In 1941, Shull rented out some mimeograph machines in a basement below a Walgreens at 44th and Broadway to produce a newspaper called the Actors Cue, a daily guide to auditions, agents and producers. (Actor’s Cue was similar to today’s BackStage. That currently operating publication was spun off by two former employees of Shull in 1960.)
But this was no ordinary Walgreens. According to author John U. Bacon, this was the very first Walgreens in New York, in the basement of the grand Paramount Building.
It opened in 1927, the same year that Sardi’s Restaurant opened its current location just around the corner. Both were associated with the theater business, with show folk. In fact, this Walgreens was often called the ‘poor man’s Sardi’s’. There was even a wall of caricatures, just like Sardi’s, lampooning the most famous faces of Broadway.
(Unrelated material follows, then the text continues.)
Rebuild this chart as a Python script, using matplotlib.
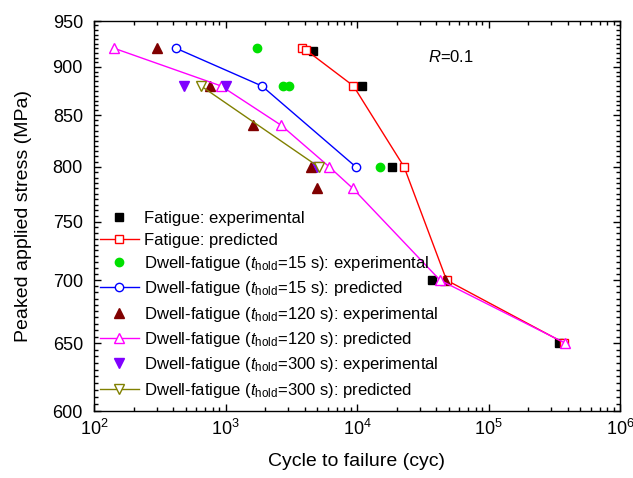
import matplotlib
matplotlib.use('Agg')
import matplotlib.pyplot as plt
import numpy as np
from matplotlib.ticker import FixedLocator, NullFormatter, LogLocator

plt.rcParams['font.family'] = 'Liberation Sans'
plt.rcParams['mathtext.fontset'] = 'custom'
plt.rcParams['mathtext.rm'] = 'Liberation Sans'
plt.rcParams['mathtext.it'] = 'Liberation Sans:italic'

# Fatigue
fat_exp_n = [4650, 11000, 18400, 37000, 343000]
fat_exp_s = [917, 880, 800, 700, 650]
fat_pre_n = [3800, 4100, 9400, 22800, 48000, 377000]
fat_pre_s = [920, 918, 880, 800, 700, 650]

# Dwell-fatigue, t_hold = 15 s
d15_exp_n = [1750, 2750, 3050, 15000]
d15_exp_s = [920, 880, 880, 800]
d15_pre_n = [420, 1890, 9800]
d15_pre_s = [920, 880, 800]

# Dwell-fatigue, t_hold = 120 s
d120_exp_n = [300, 760, 1610, 4500, 4940, 47000]
d120_exp_s = [920, 880, 840, 800, 780, 700]
d120_pre_n = [142, 925, 2660, 6150, 9280, 42800, 382000]
d120_pre_s = [920, 880, 840, 800, 780, 700, 650]

# Dwell-fatigue, t_hold = 300 s
d300_exp_n = [486, 1000, 4940]
d300_exp_s = [880, 880, 800]
d300_pre_n = [651, 5110]
d300_pre_s = [880, 800]

fig = plt.figure(figsize=(6.33, 4.78), dpi=100)
ax = fig.add_axes([94 / 633, 1 - 411 / 478, 526 / 633, 390 / 478])

ms = 6
ax.plot(fat_exp_n, fat_exp_s, 's', color='black', ms=ms,
        label='Fatigue: experimental')
ax.plot(fat_pre_n, fat_pre_s, '-s', color='red', mfc='white', ms=ms, lw=1,
        label='Fatigue: predicted')
ax.plot(d15_exp_n, d15_exp_s, 'o', color='#00e000', ms=ms,
        label=r'Dwell-fatigue ($t_{\rm hold}$=15 s): experimental')
ax.plot(d15_pre_n, d15_pre_s, '-o', color='blue', mfc='white', ms=ms, lw=1,
        label=r'Dwell-fatigue ($t_{\rm hold}$=15 s): predicted')
ax.plot(d120_exp_n, d120_exp_s, '^', color='#800000', ms=ms + 1,
        label=r'Dwell-fatigue ($t_{\rm hold}$=120 s): experimental')
ax.plot(d120_pre_n, d120_pre_s, '-^', color='magenta', mfc='white', ms=ms + 1,
        lw=1, label=r'Dwell-fatigue ($t_{\rm hold}$=120 s): predicted')
ax.plot(d300_exp_n, d300_exp_s, 'v', color='#8000ff', ms=ms + 1,
        label=r'Dwell-fatigue ($t_{\rm hold}$=300 s): experimental')
ax.plot(d300_pre_n, d300_pre_s, '-v', color='#808000', mfc='white', ms=ms + 1,
        lw=1, label=r'Dwell-fatigue ($t_{\rm hold}$=300 s): predicted')

ax.set_xscale('log')
ax.set_yscale('log')
ax.set_xlim(1e2, 1e6)
ax.set_ylim(600, 950)

ax.xaxis.set_major_locator(LogLocator(base=10, numticks=10))
ax.xaxis.set_minor_locator(LogLocator(base=10, subs=np.arange(2, 10), numticks=20))
ax.xaxis.set_minor_formatter(NullFormatter())
ax.yaxis.set_major_locator(FixedLocator(np.arange(600, 951, 50)))
ax.yaxis.set_minor_locator(FixedLocator(np.arange(600, 951, 5)))
ax.yaxis.set_major_formatter(plt.FuncFormatter(lambda v, p: '%d' % v))
ax.yaxis.set_minor_formatter(NullFormatter())

ax.tick_params(which='both', direction='in', labelsize=13, width=1)
ax.tick_params(which='major', length=5)
ax.tick_params(which='minor', length=3)
ax.tick_params(which='both', top=True, right=True)
ax.tick_params(axis='y', pad=8)
ax.tick_params(axis='x', pad=6)
for s in ax.spines.values():
    s.set_linewidth(1)

ax.set_xlabel('Cycle to failure (cyc)', fontsize=14, labelpad=10)
ax.set_ylabel('Peaked applied stress (MPa)', fontsize=14, labelpad=15)

ax.text(0.679, 0.908, r'$\it{R}$=0.1', fontsize=12, ha='center', va='center',
        transform=ax.transAxes)

ax.legend(loc='upper left', bbox_to_anchor=(0.012, 0.512), frameon=False,
          fontsize=12, handlelength=2.3, handletextpad=0.3, labelspacing=0.38,
          borderaxespad=0, borderpad=0)

fig.savefig('out.png', dpi=100)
In his biography, Eli Wallach called that particular Walgreens a “hangout for actors,” a place for out-of-work performers to spend their last dime on a sandwich at the lunch counter, wiling away time before an audition.
So then, obviously, it made sense for Shull to create his daily directory here. And he not only sold the paper to actors; he often hired them to spread out around the theater district and sell the newspaper on the street.
So who should walk in but an attractive young actress named Betty Joan Perske.
She was born in the Bronx and currently lived on a ground-floor apartment in the West Village, making ends meet by modeling and ushering in Broadway theaters. But she hoped to soon be on the stage, not in the aisles.
At some point, she met Shull and began selling his newspaper on her lunch breaks. In her own words:
I spent most of my lunch hours rushing to Walgreen’s to grab Actor’s Cue and look for a job in the theatre. ……. Leo had a table in the basement of Walgreen’s where copies of Actor’s Cue were piled up and sold for ten cents apiece. I prevailed on him to let me sell some. He finally said okay — to get me off his back, I think.
She took her papers to the sidewalk outside Sardi’s, where powerful producers and agents frequently dined. From there, she hocked the paper, not to make money, but to initiate conversations. “I kept my eyes peeled for a recognizable producer, actor, anyone who might help me get a job.”
Her gumption eventually paid off. In 1942, with a slight name change (to Betty Bacall), she made her Broadway debut in the short-lived “novelty melodrama” Johnny 2 X 4 at the Longacre Theatre.
However, her fame would be made on the movie screen, cast in 1943 (after yet another name change, to Lauren) opposite her future husband Humphrey Bogart in the Howard Hawks’ classic To Have And Have Not. She never needed an Actor’s Cue ever again.
I wonder if Walter Winchell, a regular at Sardi’s, remembered that when he wrote an entire column that year called “The Bacall of the Wild,” raving about the young starlet.
Actor’s Cue is still being sold today — presumably not in front of Sardi’s — under its more descriptive new name of Show Business.